— Description of the task —
Reproduce all of the data below without alteration; exclude every picture.
• • • • • • •
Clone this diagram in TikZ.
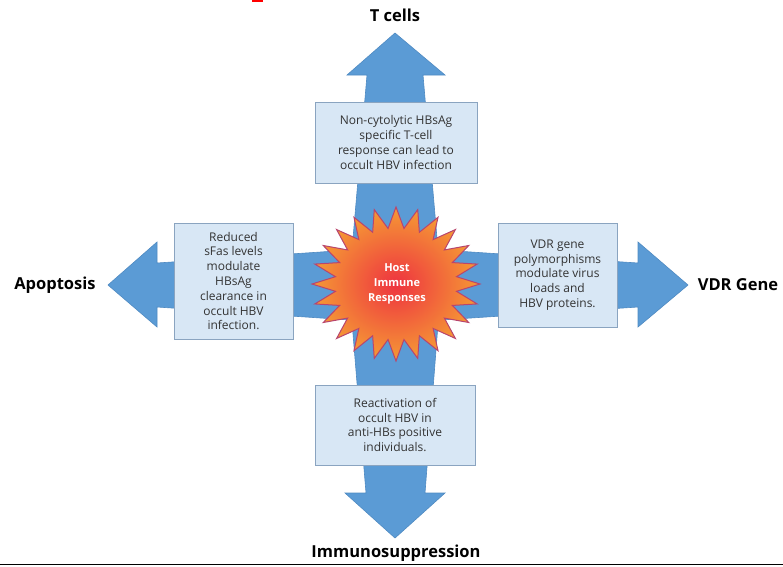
\documentclass[tikz,border=0pt]{standalone}
\usepackage{fontspec}
\setmainfont{Open Sans}
\definecolor{arrowblue}{HTML}{5B9BD5}
\definecolor{arrowedge}{HTML}{4F8AC2}
\definecolor{boxfill}{HTML}{D8E7F5}
\definecolor{boxedge}{HTML}{8AA4C0}
\definecolor{boxtext}{HTML}{333333}
\definecolor{starred}{HTML}{EE3340}
\definecolor{starorange}{HTML}{F59A35}
\definecolor{staredge}{HTML}{B8456E}
\begin{document}
\begin{tikzpicture}[x=1pt,y=-1pt,
  blockarrow/.style={fill=arrowblue, draw=arrowedge, line width=0.6pt, line join=miter},
  infobox/.style={draw=boxedge, fill=boxfill, line width=1pt, text=boxtext,
    font=\fontsize{12}{14.8}\selectfont, align=center, inner sep=0pt},
  biglabel/.style={font=\fontsize{16.5}{19}\selectfont\bfseries, text=black, inner sep=0pt}
]
\useasboundingbox (0,0) rectangle (783,566);
% block arrows
\draw[blockarrow] (349,285) -- (367,75) -- (347,75) -- (395,33) -- (445,75) -- (423,75) -- (441,285) -- cycle;
\draw[blockarrow] (349,285) -- (366,493) -- (345,493) -- (395,538) -- (445,493) -- (425,493) -- (441,285) -- cycle;
\draw[blockarrow] (395,247) -- (157,263) -- (157,242) -- (108,285) -- (157,327) -- (157,307) -- (395,323) -- cycle;
\draw[blockarrow] (395,247) -- (638,263) -- (638,242) -- (688,285) -- (638,327) -- (638,307) -- (395,323) -- cycle;
% boxes
\node[infobox, minimum width=162pt, minimum height=81pt] (tbox) at (396,142.5)
  {Non-cytolytic HBsAg\\specific T-cell\\response can lead to\\occult HBV infection};
\node[infobox, minimum width=119pt, minimum height=116pt] (lbox) at (233.5,281)
  {Reduced\\sFas levels\\modulate\\HBsAg\\clearance in\\occult HBV\\infection.};
\node[infobox, minimum width=119pt, minimum height=104pt] (rbox) at (557.5,275)
  {VDR gene\\polymorphisms\\modulate virus\\loads and\\HBV proteins.};
\node[infobox, minimum width=160pt, minimum height=80pt] (bbox) at (395,425)
  {Reactivation of\\occult HBV in\\anti-HBs positive\\individuals.};
% star
\shadedraw[inner color=starred, outer color=starorange, draw=staredge, line width=1pt]
  plot[samples at={0,...,47}, variable=\k]
  ({396+((1-mod(\k,2))*84+mod(\k,2)*61)*cos(90+\k*7.5)},
   {284-((1-mod(\k,2))*77+mod(\k,2)*56)*sin(90+\k*7.5)}) -- cycle;
\node[font=\fontsize{11}{15}\selectfont\bfseries, text=white, align=center, inner sep=0pt] (host) at (397,284)
  {Host\\Immune\\Responses};
% labels
\node[biglabel] (tcells) at (395,15) {T cells};
\node[biglabel] (apop) at (55,285) {Apoptosis};
\node[biglabel] (vdr) at (738,285) {VDR Gene};
\node[biglabel] (immuno) at (396,553) {Immunosuppression};
% bottom rule and cropped red fragment
\draw[line width=1.5pt] (0,564.5) -- (783,564.5);
\fill[red] (252,0) rectangle (263,1.8);
\end{tikzpicture}
\end{document}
• • • • • • •
— Result of the task —
Clone this diagram in TikZ.
\documentclass[tikz,border=0pt]{standalone}
\usepackage{fontspec}
\setmainfont{Open Sans}
\definecolor{arrowblue}{HTML}{5B9BD5}
\definecolor{arrowedge}{HTML}{4F8AC2}
\definecolor{boxfill}{HTML}{D8E7F5}
\definecolor{boxedge}{HTML}{8AA4C0}
\definecolor{boxtext}{HTML}{333333}
\definecolor{starred}{HTML}{EE3340}
\definecolor{starorange}{HTML}{F59A35}
\definecolor{staredge}{HTML}{B8456E}
\begin{document}
\begin{tikzpicture}[x=1pt,y=-1pt,
  blockarrow/.style={fill=arrowblue, draw=arrowedge, line width=0.6pt, line join=miter},
  infobox/.style={draw=boxedge, fill=boxfill, line width=1pt, text=boxtext,
    font=\fontsize{12}{14.8}\selectfont, align=center, inner sep=0pt},
  biglabel/.style={font=\fontsize{16.5}{19}\selectfont\bfseries, text=black, inner sep=0pt}
]
\useasboundingbox (0,0) rectangle (783,566);
% block arrows
\draw[blockarrow] (349,285) -- (367,75) -- (347,75) -- (395,33) -- (445,75) -- (423,75) -- (441,285) -- cycle;
\draw[blockarrow] (349,285) -- (366,493) -- (345,493) -- (395,538) -- (445,493) -- (425,493) -- (441,285) -- cycle;
\draw[blockarrow] (395,247) -- (157,263) -- (157,242) -- (108,285) -- (157,327) -- (157,307) -- (395,323) -- cycle;
\draw[blockarrow] (395,247) -- (638,263) -- (638,242) -- (688,285) -- (638,327) -- (638,307) -- (395,323) -- cycle;
% boxes
\node[infobox, minimum width=162pt, minimum height=81pt] (tbox) at (396,142.5)
  {Non-cytolytic HBsAg\\specific T-cell\\response can lead to\\occult HBV infection};
\node[infobox, minimum width=119pt, minimum height=116pt] (lbox) at (233.5,281)
  {Reduced\\sFas levels\\modulate\\HBsAg\\clearance in\\occult HBV\\infection.};
\node[infobox, minimum width=119pt, minimum height=104pt] (rbox) at (557.5,275)
  {VDR gene\\polymorphisms\\modulate virus\\loads and\\HBV proteins.};
\node[infobox, minimum width=160pt, minimum height=80pt] (bbox) at (395,425)
  {Reactivation of\\occult HBV in\\anti-HBs positive\\individuals.};
% star
\shadedraw[inner color=starred, outer color=starorange, draw=staredge, line width=1pt]
  plot[samples at={0,...,47}, variable=\k]
  ({396+((1-mod(\k,2))*84+mod(\k,2)*61)*cos(90+\k*7.5)},
   {284-((1-mod(\k,2))*77+mod(\k,2)*56)*sin(90+\k*7.5)}) -- cycle;
\node[font=\fontsize{11}{15}\selectfont\bfseries, text=white, align=center, inner sep=0pt] (host) at (397,284)
  {Host\\Immune\\Responses};
% labels
\node[biglabel] (tcells) at (395,15) {T cells};
\node[biglabel] (apop) at (55,285) {Apoptosis};
\node[biglabel] (vdr) at (738,285) {VDR Gene};
\node[biglabel] (immuno) at (396,553) {Immunosuppression};
% bottom rule and cropped red fragment
\draw[line width=1.5pt] (0,564.5) -- (783,564.5);
\fill[red] (252,0) rectangle (263,1.8);
\end{tikzpicture}
\end{document}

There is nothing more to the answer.